How do fake games impact legitimate game studios commercially, both in revenue leakage and brand erosion?
First, there is direct revenue leakage. When a cloned version of a popular slot is hosted illegally, wagers that should flow to the original provider are diverted elsewhere.
Second, and perhaps more damaging, is brand erosion. If a manipulated clone delivers altered payout behaviour, players blame the studio, not the operator. Over time, that weakens brand equity and player confidence.
Studios invest heavily in compliance, licensing, RNG certification, and game design. Fake versions undermine that entire investment structure while operating outside regulatory and technical standards.
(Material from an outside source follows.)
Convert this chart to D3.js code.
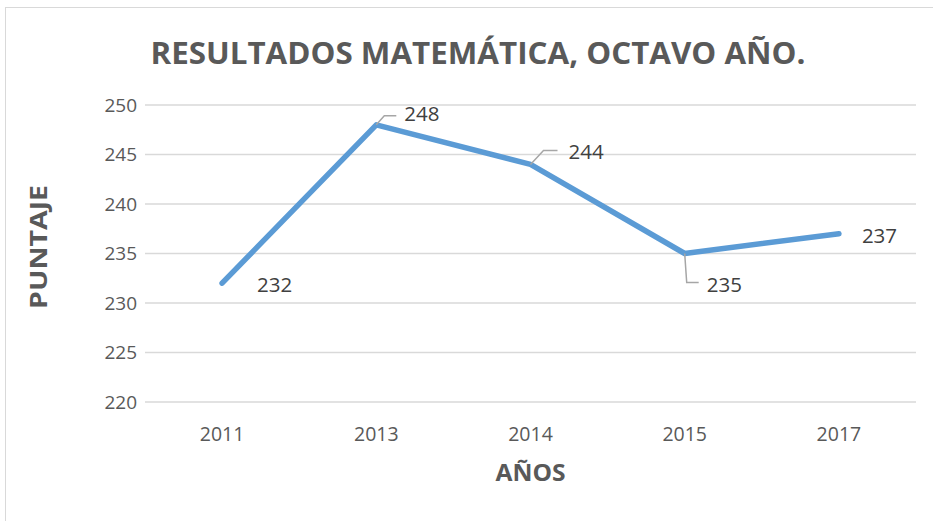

To create and implement the SEAL you must be in close contact with iGaming companies. Do they see the reputational damage caused by fake games operating elsewhere in the ecosystem as a priority?
Increasingly, yes.
When fake games proliferate, it doesn’t just affect the operators, but it also undermines the entire industry’s credibility. Legitimate operators suffer from reduced player trust, and providers face intellectual property theft.
We’ve seen growing engagement from both sides. Many operators now understand that demonstrating authenticity is a competitive advantage. Providers, meanwhile, see verification as an additional layer of brand protection.
The momentum we saw after ICE Barcelona reflects that awareness: the industry recognises that transparency around authenticity is no longer optional.
How does verifying game authenticity directly contribute to player protection beyond the obvious fraud prevention angle?
A fake game may manipulate RTP, bonus triggers, or volatility. Even small algorithmic changes can significantly alter player outcomes. That goes beyond simple fraud; it affects mathematical fairness.
By verifying that a game is the genuine version issued by the original provider, we ensure that certified RTP settings are intact, RNG mechanics are unaltered, and bonus features function as designed
This protects players at the structural level of gameplay, not just at the payment or complaint stage.
Is the fake games issue linked only to black market operators, or are grey-market –and even regulated– companies also part of the challenge?
No… and that’s an important distinction.
While black-market operators are a significant source, cloned or manipulated games are not confined exclusively to unlicensed platforms. Grey-market environments, and occasionally even regulated ecosystems with weaker oversight, can also be vulnerable.
Fake games are a technical integrity issue, not purely a licensing issue. That’s why authenticity verification should operate independently of jurisdictional status.
If every operator adopted independent authenticity verification tomorrow, how would that reshape trust and sustainability in iGaming?
If independent verification became universal, fake games would lose economic viability almost overnight. Players would gravitate toward transparently verified platforms, and rogue operators would struggle to compete.
That shift would protect studio IP, strengthen player confidence, reward compliant operators, and improve long-term sustainability
In short, it would move iGaming closer to a mature, integrity-driven digital entertainment sector.
Could the Gamecheck SEAL evolve into an industry standard, similar to responsible gambling certifications or ISO compliance frameworks?
That is absolutely the ambition. Standards such as ISO certifications or responsible gambling seals became influential because they addressed clear systemic risks. Game authenticity is now emerging as a comparable structural issue.
With continuous monitoring, blockchain-backed verification, and provider-confirmed validation, the SEAL has the foundations required to become a recognised global benchmark.
As adoption increases across regions, from Latin America to Europe, we believe independent game authenticity verification could become as expected as RNG certification is today.